In case you're wondering why anyone at Paradox would be wary of Ljungerud as a CEO, she pointed out the key reasons herself during the talk. Before taking the role in 2017, she'd been a non-executive member of Paradox's board, but previously also was an executive for online gambling company Kindred Group. 

Ljungerund joked about joining Paradox as a non-executive board member in 2014 and struggling to keep up with the games being produced, since they were niche games all operating under code names based on '80s TV shows. 

When joining Paradox, Ljungerud said she remembered her mother advising her to "eat the elephant in small pieces," which is to say she viewed the task that would only be complete by processing it in small parts.
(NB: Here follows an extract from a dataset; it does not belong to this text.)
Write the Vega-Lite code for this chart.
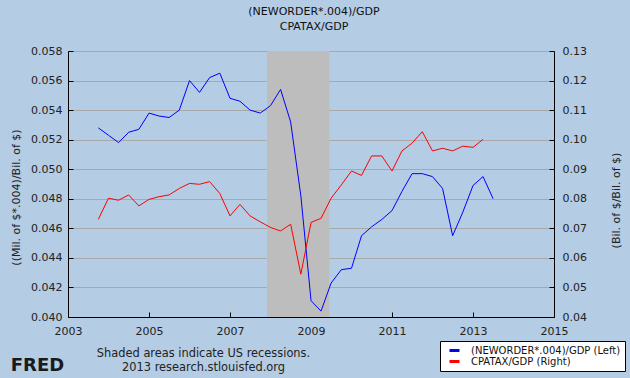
{
  "$schema": "https://vega.github.io/schema/vega-lite/v6.json",
  "width": 486,
  "height": 266,
  "autosize": {"type": "none"},
  "padding": {"left": 68, "top": 51, "right": 76, "bottom": 61},
  "background": "#B4CCE4",
  "title": {
    "text": ["(NEWORDER*.004)/GDP", "CPATAX/GDP"],
    "fontSize": 11,
    "fontWeight": "normal",
    "font": "DejaVu Sans",
    "color": "#111111",
    "lineHeight": 15,
    "anchor": "middle",
    "offset": 13,
    "dx": 3
  },
  "config": {
    "font": "DejaVu Sans",
    "view": {"stroke": null},
    "axis": {
      "labelFont": "DejaVu Sans",
      "labelFontSize": 11,
      "labelColor": "#222222",
      "titleFont": "DejaVu Sans",
      "titleFontSize": 11,
      "titleFontWeight": "normal",
      "titleColor": "#222222",
      "domainColor": "#000000",
      "tickColor": "#000000",
      "labelFlush": false,
      "labelOverlap": false
    }
  },
  "datasets": {
    "recession": [{"start": "2007-12-01", "end": "2009-06-15"}],
    "orders": [
      {"date": "2003-10-01", "series": "(NEWORDER*.004)/GDP (Left)", "value": 0.0528},
      {"date": "2004-01-01", "series": "(NEWORDER*.004)/GDP (Left)", "value": 0.0523},
      {"date": "2004-04-01", "series": "(NEWORDER*.004)/GDP (Left)", "value": 0.0518},
      {"date": "2004-07-01", "series": "(NEWORDER*.004)/GDP (Left)", "value": 0.0525},
      {"date": "2004-10-01", "series": "(NEWORDER*.004)/GDP (Left)", "value": 0.0527},
      {"date": "2005-01-01", "series": "(NEWORDER*.004)/GDP (Left)", "value": 0.0538},
      {"date": "2005-04-01", "series": "(NEWORDER*.004)/GDP (Left)", "value": 0.0536},
      {"date": "2005-07-01", "series": "(NEWORDER*.004)/GDP (Left)", "value": 0.0535},
      {"date": "2005-10-01", "series": "(NEWORDER*.004)/GDP (Left)", "value": 0.0540},
      {"date": "2006-01-01", "series": "(NEWORDER*.004)/GDP (Left)", "value": 0.0560},
      {"date": "2006-04-01", "series": "(NEWORDER*.004)/GDP (Left)", "value": 0.0552},
      {"date": "2006-07-01", "series": "(NEWORDER*.004)/GDP (Left)", "value": 0.0562},
      {"date": "2006-10-01", "series": "(NEWORDER*.004)/GDP (Left)", "value": 0.0565},
      {"date": "2007-01-01", "series": "(NEWORDER*.004)/GDP (Left)", "value": 0.0548},
      {"date": "2007-04-01", "series": "(NEWORDER*.004)/GDP (Left)", "value": 0.0546},
      {"date": "2007-07-01", "series": "(NEWORDER*.004)/GDP (Left)", "value": 0.0540},
      {"date": "2007-10-01", "series": "(NEWORDER*.004)/GDP (Left)", "value": 0.0538},
      {"date": "2008-01-01", "series": "(NEWORDER*.004)/GDP (Left)", "value": 0.0543},
      {"date": "2008-04-01", "series": "(NEWORDER*.004)/GDP (Left)", "value": 0.0554},
      {"date": "2008-07-01", "series": "(NEWORDER*.004)/GDP (Left)", "value": 0.0532},
      {"date": "2008-10-01", "series": "(NEWORDER*.004)/GDP (Left)", "value": 0.0482},
      {"date": "2009-01-01", "series": "(NEWORDER*.004)/GDP (Left)", "value": 0.0411},
      {"date": "2009-04-01", "series": "(NEWORDER*.004)/GDP (Left)", "value": 0.0404},
      {"date": "2009-07-01", "series": "(NEWORDER*.004)/GDP (Left)", "value": 0.0423},
      {"date": "2009-10-01", "series": "(NEWORDER*.004)/GDP (Left)", "value": 0.0432},
      {"date": "2010-01-01", "series": "(NEWORDER*.004)/GDP (Left)", "value": 0.0433},
      {"date": "2010-04-01", "series": "(NEWORDER*.004)/GDP (Left)", "value": 0.0455},
      {"date": "2010-07-01", "series": "(NEWORDER*.004)/GDP (Left)", "value": 0.0461},
      {"date": "2010-10-01", "series": "(NEWORDER*.004)/GDP (Left)", "value": 0.0466},
      {"date": "2011-01-01", "series": "(NEWORDER*.004)/GDP (Left)", "value": 0.0472},
      {"date": "2011-04-01", "series": "(NEWORDER*.004)/GDP (Left)", "value": 0.0485},
      {"date": "2011-07-01", "series": "(NEWORDER*.004)/GDP (Left)", "value": 0.0497},
      {"date": "2011-10-01", "series": "(NEWORDER*.004)/GDP (Left)", "value": 0.0497},
      {"date": "2012-01-01", "series": "(NEWORDER*.004)/GDP (Left)", "value": 0.0495},
      {"date": "2012-04-01", "series": "(NEWORDER*.004)/GDP (Left)", "value": 0.0487},
      {"date": "2012-07-01", "series": "(NEWORDER*.004)/GDP (Left)", "value": 0.0455},
      {"date": "2012-10-01", "series": "(NEWORDER*.004)/GDP (Left)", "value": 0.0471},
      {"date": "2013-01-01", "series": "(NEWORDER*.004)/GDP (Left)", "value": 0.0489},
      {"date": "2013-04-01", "series": "(NEWORDER*.004)/GDP (Left)", "value": 0.0495},
      {"date": "2013-07-01", "series": "(NEWORDER*.004)/GDP (Left)", "value": 0.0480}
    ],
    "taxes": [
      {"date": "2003-10-01", "series": "CPATAX/GDP (Right)", "value": 0.0730},
      {"date": "2004-01-01", "series": "CPATAX/GDP (Right)", "value": 0.0802},
      {"date": "2004-04-01", "series": "CPATAX/GDP (Right)", "value": 0.0795},
      {"date": "2004-07-01", "series": "CPATAX/GDP (Right)", "value": 0.0813},
      {"date": "2004-10-01", "series": "CPATAX/GDP (Right)", "value": 0.0776},
      {"date": "2005-01-01", "series": "CPATAX/GDP (Right)", "value": 0.0798},
      {"date": "2005-04-01", "series": "CPATAX/GDP (Right)", "value": 0.0807},
      {"date": "2005-07-01", "series": "CPATAX/GDP (Right)", "value": 0.0813},
      {"date": "2005-10-01", "series": "CPATAX/GDP (Right)", "value": 0.0835},
      {"date": "2006-01-01", "series": "CPATAX/GDP (Right)", "value": 0.0852},
      {"date": "2006-04-01", "series": "CPATAX/GDP (Right)", "value": 0.0849},
      {"date": "2006-07-01", "series": "CPATAX/GDP (Right)", "value": 0.0858},
      {"date": "2006-10-01", "series": "CPATAX/GDP (Right)", "value": 0.0818},
      {"date": "2007-01-01", "series": "CPATAX/GDP (Right)", "value": 0.0742},
      {"date": "2007-04-01", "series": "CPATAX/GDP (Right)", "value": 0.0781},
      {"date": "2007-07-01", "series": "CPATAX/GDP (Right)", "value": 0.0742},
      {"date": "2007-10-01", "series": "CPATAX/GDP (Right)", "value": 0.0722},
      {"date": "2008-01-01", "series": "CPATAX/GDP (Right)", "value": 0.0703},
      {"date": "2008-04-01", "series": "CPATAX/GDP (Right)", "value": 0.0691},
      {"date": "2008-07-01", "series": "CPATAX/GDP (Right)", "value": 0.0714},
      {"date": "2008-10-01", "series": "CPATAX/GDP (Right)", "value": 0.0545},
      {"date": "2009-01-01", "series": "CPATAX/GDP (Right)", "value": 0.0720},
      {"date": "2009-04-01", "series": "CPATAX/GDP (Right)", "value": 0.0734},
      {"date": "2009-07-01", "series": "CPATAX/GDP (Right)", "value": 0.0802},
      {"date": "2009-10-01", "series": "CPATAX/GDP (Right)", "value": 0.0847},
      {"date": "2010-01-01", "series": "CPATAX/GDP (Right)", "value": 0.0894},
      {"date": "2010-04-01", "series": "CPATAX/GDP (Right)", "value": 0.0879},
      {"date": "2010-07-01", "series": "CPATAX/GDP (Right)", "value": 0.0945},
      {"date": "2010-10-01", "series": "CPATAX/GDP (Right)", "value": 0.0945},
      {"date": "2011-01-01", "series": "CPATAX/GDP (Right)", "value": 0.0894},
      {"date": "2011-04-01", "series": "CPATAX/GDP (Right)", "value": 0.0962},
      {"date": "2011-07-01", "series": "CPATAX/GDP (Right)", "value": 0.0988},
      {"date": "2011-10-01", "series": "CPATAX/GDP (Right)", "value": 0.1027},
      {"date": "2012-01-01", "series": "CPATAX/GDP (Right)", "value": 0.0962},
      {"date": "2012-04-01", "series": "CPATAX/GDP (Right)", "value": 0.0971},
      {"date": "2012-07-01", "series": "CPATAX/GDP (Right)", "value": 0.0962},
      {"date": "2012-10-01", "series": "CPATAX/GDP (Right)", "value": 0.0978},
      {"date": "2013-01-01", "series": "CPATAX/GDP (Right)", "value": 0.0974},
      {"date": "2013-04-01", "series": "CPATAX/GDP (Right)", "value": 0.1001}
    ]
  },
  "layer": [
    {
      "data": {"name": "recession"},
      "mark": {"type": "rect", "color": "#BDBDBD"},
      "encoding": {
        "x": {
          "field": "start",
          "type": "temporal",
          "scale": {"domain": [{"year": 2003, "month": 1, "date": 1}, {"year": 2015, "month": 1, "date": 1}], "nice": false},
          "axis": {
            "orient": "bottom",
            "values": [{"year": 2003}, {"year": 2005}, {"year": 2007}, {"year": 2009}, {"year": 2011}, {"year": 2013}, {"year": 2015}],
            "format": "%Y",
            "grid": false,
            "tickSize": -5,
            "labelPadding": 13,
            "title": ["Shaded areas indicate US recessions.", "2013 research.stlouisfed.org"],
            "titleFontSize": 11.4,
            "titleX": 135,
            "titleY": 39,
            "titleAlign": "center",
            "titleAnchor": null,
            "titleBaseline": "alphabetic",
            "titleLineHeight": 14
          }
        },
        "x2": {"field": "end"}
      }
    },
    {
      "data": {"name": "orders"},
      "mark": {"type": "line", "strokeWidth": 1},
      "encoding": {
        "x": {
          "field": "date",
          "type": "temporal",
          "scale": {"domain": [{"year": 2003, "month": 1, "date": 1}, {"year": 2015, "month": 1, "date": 1}], "nice": false},
          "axis": {
            "orient": "bottom",
            "labels": false,
            "ticks": false,
            "domain": false,
            "grid": false,
            "title": "FRED",
            "titleFont": "DejaVu Sans",
            "titleFontSize": 18,
            "titleFontWeight": "bold",
            "titleColor": "#1a1a1a",
            "titleX": -31,
            "titleY": 53,
            "titleAlign": "center",
            "titleBaseline": "alphabetic"
          }
        },
        "y": {
          "field": "value",
          "type": "quantitative",
          "scale": {"domain": [0.04, 0.058], "nice": false, "zero": false},
          "axis": {
            "orient": "left",
            "values": [0.04, 0.042, 0.044, 0.046, 0.048, 0.05, 0.052, 0.054, 0.056, 0.058],
            "format": ".3f",
            "grid": true,
            "gridColor": "#A8A8A8",
            "gridOpacity": 1,
            "tickSize": -5,
            "labelPadding": 11,
            "title": "((Mil. of $*.004)/Bil. of $)",
            "titleAngle": 270,
            "titleX": -52,
            "titleY": 146,
            "titleAlign": "center",
            "titleBaseline": "middle"
          }
        },
        "color": {
          "field": "series",
          "type": "nominal",
          "scale": {"domain": ["(NEWORDER*.004)/GDP (Left)", "CPATAX/GDP (Right)"], "range": ["#0000FF", "#FF0000"]},
          "legend": {
            "orient": "none",
            "legendX": 372,
            "legendY": 290,
            "title": null,
            "direction": "vertical",
            "strokeColor": "#000000",
            "fillColor": "#FFFFFF",
            "padding": 4,
            "symbolType": "stroke",
            "symbolSize": 100,
            "symbolStrokeWidth": 3,
            "symbolOffset": 4,
            "labelOffset": 10,
            "labelFont": "DejaVu Sans",
            "labelFontSize": 10,
            "labelColor": "#111111",
            "labelLimit": 300,
            "rowPadding": 0,
            "clipHeight": 11
          }
        }
      }
    },
    {
      "data": {"name": "taxes"},
      "mark": {"type": "line", "strokeWidth": 1},
      "encoding": {
        "x": {
          "field": "date",
          "type": "temporal",
          "scale": {"domain": [{"year": 2003, "month": 1, "date": 1}, {"year": 2015, "month": 1, "date": 1}], "nice": false},
          "axis": null
        },
        "y": {
          "field": "value",
          "type": "quantitative",
          "scale": {"domain": [0.04, 0.13], "nice": false, "zero": false},
          "axis": {
            "orient": "right",
            "values": [0.04, 0.05, 0.06, 0.07, 0.08, 0.09, 0.1, 0.11, 0.12, 0.13],
            "format": ".2f",
            "grid": false,
            "tickSize": -5,
            "labelPadding": 13,
            "title": "(Bil. of $/Bil. of $)",
            "titleAngle": 270,
            "titleX": 62,
            "titleY": 149,
            "titleAlign": "center",
            "titleBaseline": "middle"
          }
        },
        "color": {"field": "series", "type": "nominal"}
      }
    }
  ],
  "resolve": {"scale": {"y": "independent"}, "axis": {"x": "independent"}}
}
This meant her early leadership wouldn't be marked by dramatic changes for the team, but she said "keeping the direction and energy going."

First, Ljungerud said she sought senior employees at the company who could help drive the company change she'd been hired to direct. Next, she created a space to talk with Paradox's fans, who she said helped motivate the company's methodology and mindset behind the 2016 IPO offering on the Swedish stock market. 

During this time, Ljungerud said she gained an intense appreciation for the long-term development strategies that drive Paradox, but also realized the company needs to make inroads on making games that are accessible to new players. In one (simple) example, she highlighted that Paradox's 2016 hit Stellaris drops players right into a verdant galaxy to explore without so much as a tip for where they should point their rockets. 

Where's Paradox headed?

Making more accessible games and partnering with companies as a publisher means Ljungerud said that as CEO, she needs to stop projects as early as she can. But in that process, she doesn't want stopped projects to be gravestones, but learning opportunities. "It's key for us that you're allowed to make mistakes, you have to learn from there. We see canceling projects as part of the process."

"It's not a failure, but it does mean that the sooner we cancel something the better," Ljungerud said ."And canceling projects shouldn't mean canceling teams or canceling jobs."